The death of President Lansana Conté has precipitated a coup led by Captain Moussa Dadis Camara. One of the junta’s first acts was to appoint a new prime minister, Kabiné Komara.
Guinea is one of the few countries that has a prime minister who is not responsible to the legislature – meaning, in case of any confusion, that the legislature cannot vote him and the government collectively out of office.

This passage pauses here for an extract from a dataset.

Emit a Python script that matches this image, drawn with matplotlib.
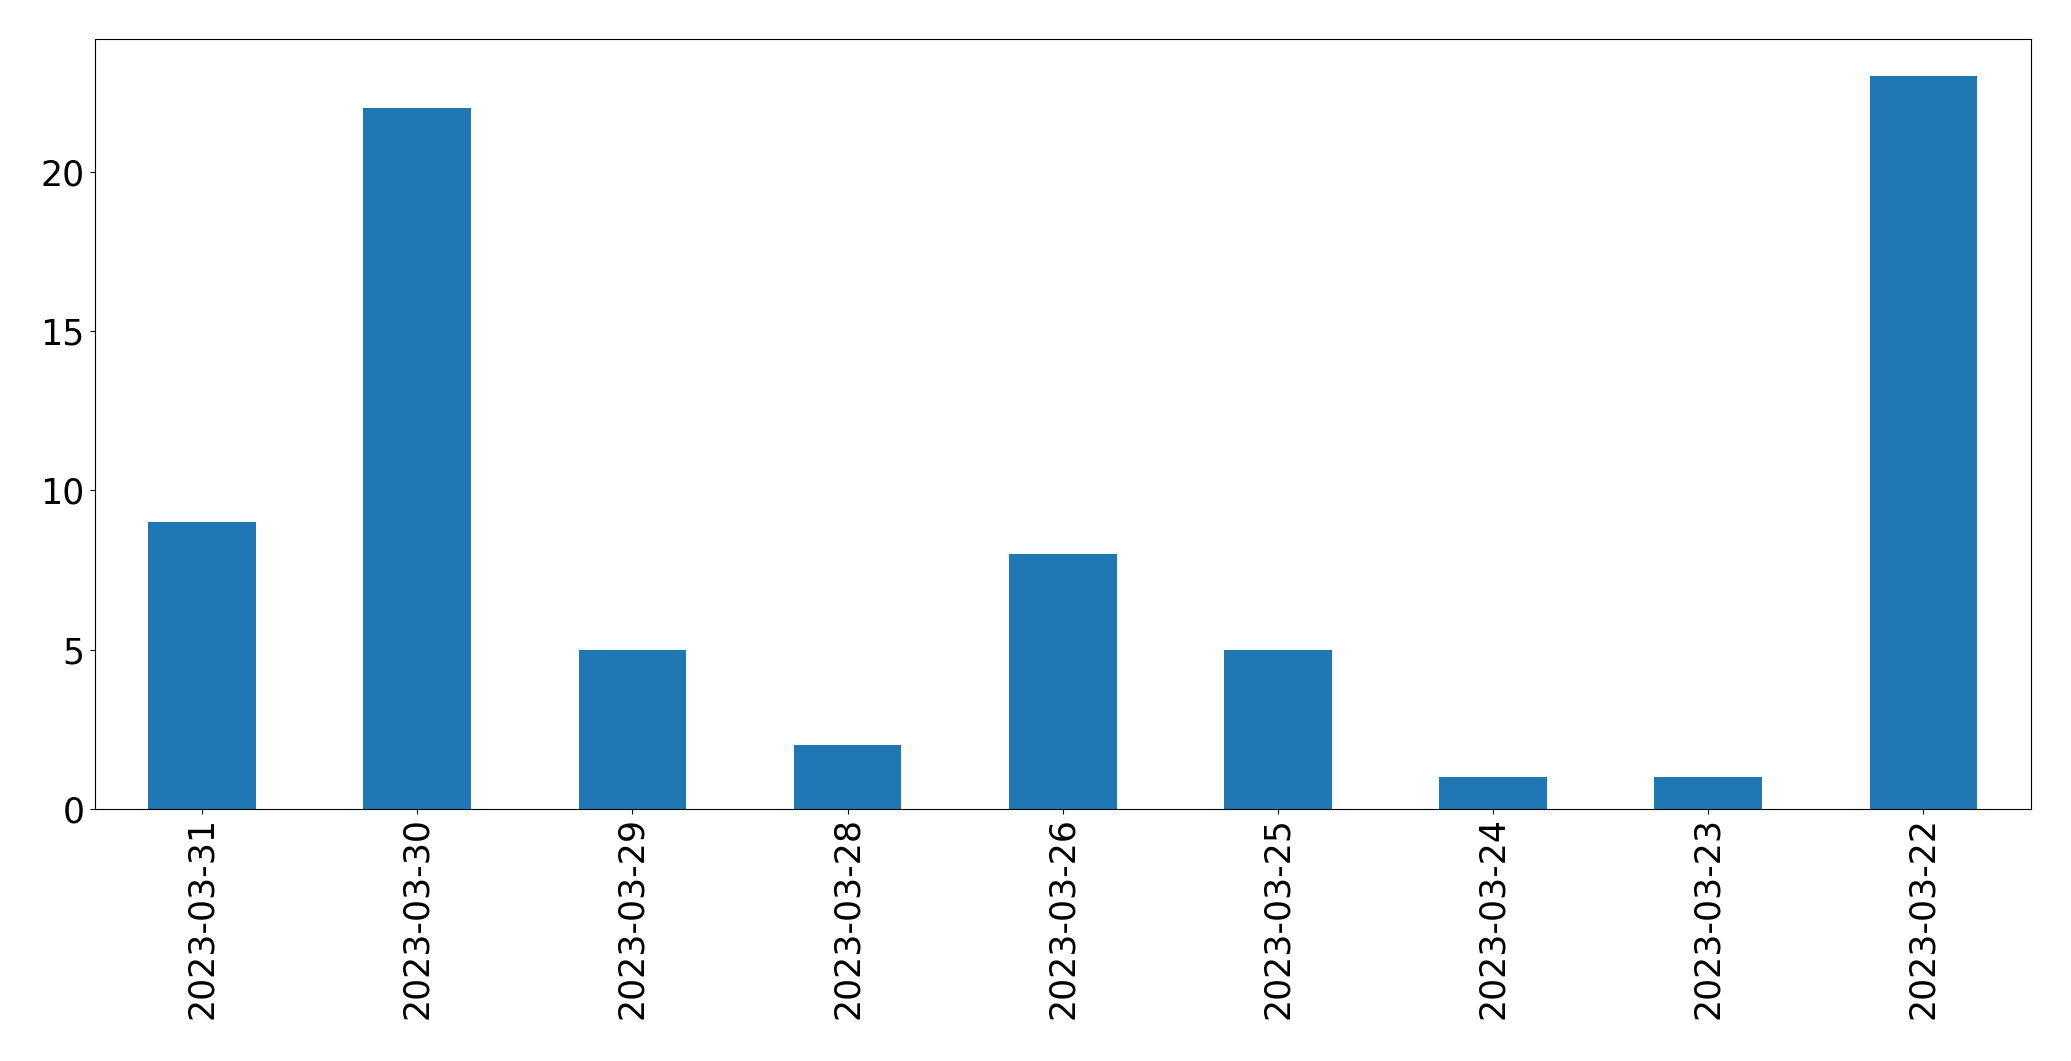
import matplotlib
matplotlib.use("Agg")
import matplotlib.pyplot as plt
import numpy as np

dates = ["2023-03-31", "2023-03-30", "2023-03-29", "2023-03-28", "2023-03-26",
         "2023-03-25", "2023-03-24", "2023-03-23", "2023-03-22"]
counts = [9, 22, 5, 2, 8, 5, 1, 1, 23]

fig = plt.figure(figsize=(20.71, 10.61), dpi=100)
ax = fig.add_axes([94.5 / 2071, 1 - 809 / 1061, (2031 - 94.5) / 2071, (809 - 39.3) / 1061])
x = np.arange(len(dates))
ax.bar(x, counts, width=0.5, color="#1f77b4")
ax.set_xlim(-0.5, len(dates) - 0.5)
ax.set_ylim(0, max(counts) * 1.05)
ax.set_xticks(x)
ax.set_xticklabels(dates, rotation=90)
ax.set_yticks([0, 5, 10, 15, 20])
ax.tick_params(labelsize=25)
ax.tick_params(axis="x", pad=2.5)
fig.savefig("out.png", dpi=100)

There is no provision for a prime minister in the 1990 constitution.
President Conté appointed a PM in 1996, abolished the post in April 2006 and recreated it in January 2007. The office of prime minister was seen as a way of allowing for some sort of power-sharing within the system in the context of social unrest.
Now, assuming that there is any return to democracy and that there is either a new constitution or an amended constitution, then it would be highly likely for Guinea to adopt a French-style model (though, admittedly, it has avoided doing so from the time it was the first French colony to declare independence in 1958), or for the post of PM to be made responsible to the legislature if only as a democratic sop to NGOs and foreign governments. The fact that the junta have appointed a PM so swiftly provides some sort of indication that they are committed to keeping the post in the future.
Unlike the situation in Mauritania, where there is considerable pressure for the junta to return to democracy, similar pressures have not yet been put on the new junta in Guinea. However, when the time comes, it is at least possible that Guinea might be added to the list of countries with semi-presidential constitutions.